This work addresses the weak theoretical foundation of the Expectation-Maximization (EM) algorithm for two-component mixed linear regression (2MLR), where both mixing weights and regression parameters are unknown, and the non-asymptotic convergence behavior and iteration trajectory remain poorly understood. We propose a trajectory-based analytical framework. First, we reveal that the EM update path exhibits a cycloidal structure: it is exactly cycloidal under zero noise and asymptotically approaches a cycloid at high signal-to-noise ratios (SNR). Second, we characterize a phase transition between linear and quadratic convergence governed by the initial angle.

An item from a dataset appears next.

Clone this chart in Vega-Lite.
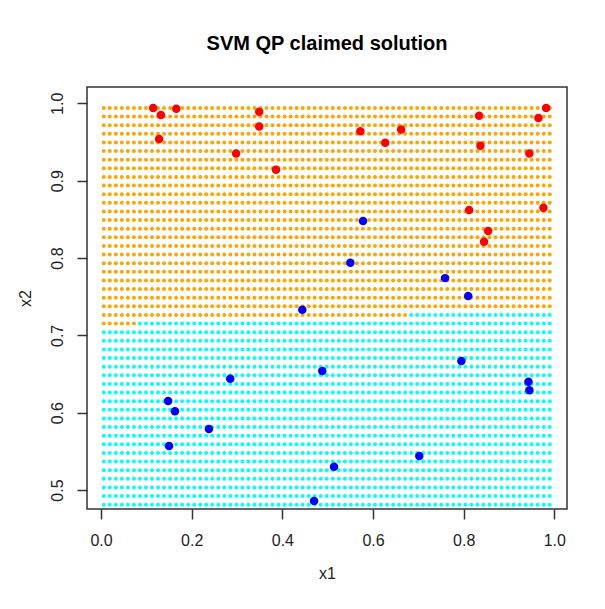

Third, by deriving an explicit closed-form update rule valid across the full SNR range—combined with suboptimal angular recurrence modeling and finite-sample error decomposition—we establish the first non-asymptotic convergence guarantee for arbitrary initializations. This work provides a geometric interpretation of EM and a verifiable, non-asymptotic convergence theory for 2MLR.

This work investigates the structural properties, cycloid trajectories, and non-asymptotic convergence guarantees of the Expectation-Maximization (EM) algorithm for two-component Mixed Linear Regression (2MLR) with unknown mixing weights and regression parameters. Recent studies have established global convergence for 2MLR with known balanced weights and super-linear convergence in noiseless and high signal-to-noise ratio (SNR) regimes. However, the theoretical behavior of EM in the fully unknown setting remains unclear, with its trajectory and convergence order not yet fully characterized. We derive explicit EM update expressions for 2MLR with unknown mixing weights and regression parameters across all SNR regimes and analyze their structural properties and cycloid trajectories. In the noiseless case, we prove that the trajectory of the regression parameters in EM iterations traces a cycloid by establishing a recurrence relation for the sub-optimality angle, while in high SNR regimes we quantify its discrepancy from the cycloid trajectory. The trajectory-based analysis reveals the order of convergence: linear when the EM estimate is nearly orthogonal to the ground truth, and quadratic when the angle between the estimate and ground truth is small at the population level. Our analysis establishes non-asymptotic guarantees by sharpening bounds on statistical errors between finite-sample and population EM updates, relating EM's statistical accuracy to the sub-optimality angle, and proving convergence with arbitrary initialization at the finite-sample level. This work provides a novel trajectory-based framework for analyzing EM in Mixed Linear Regression.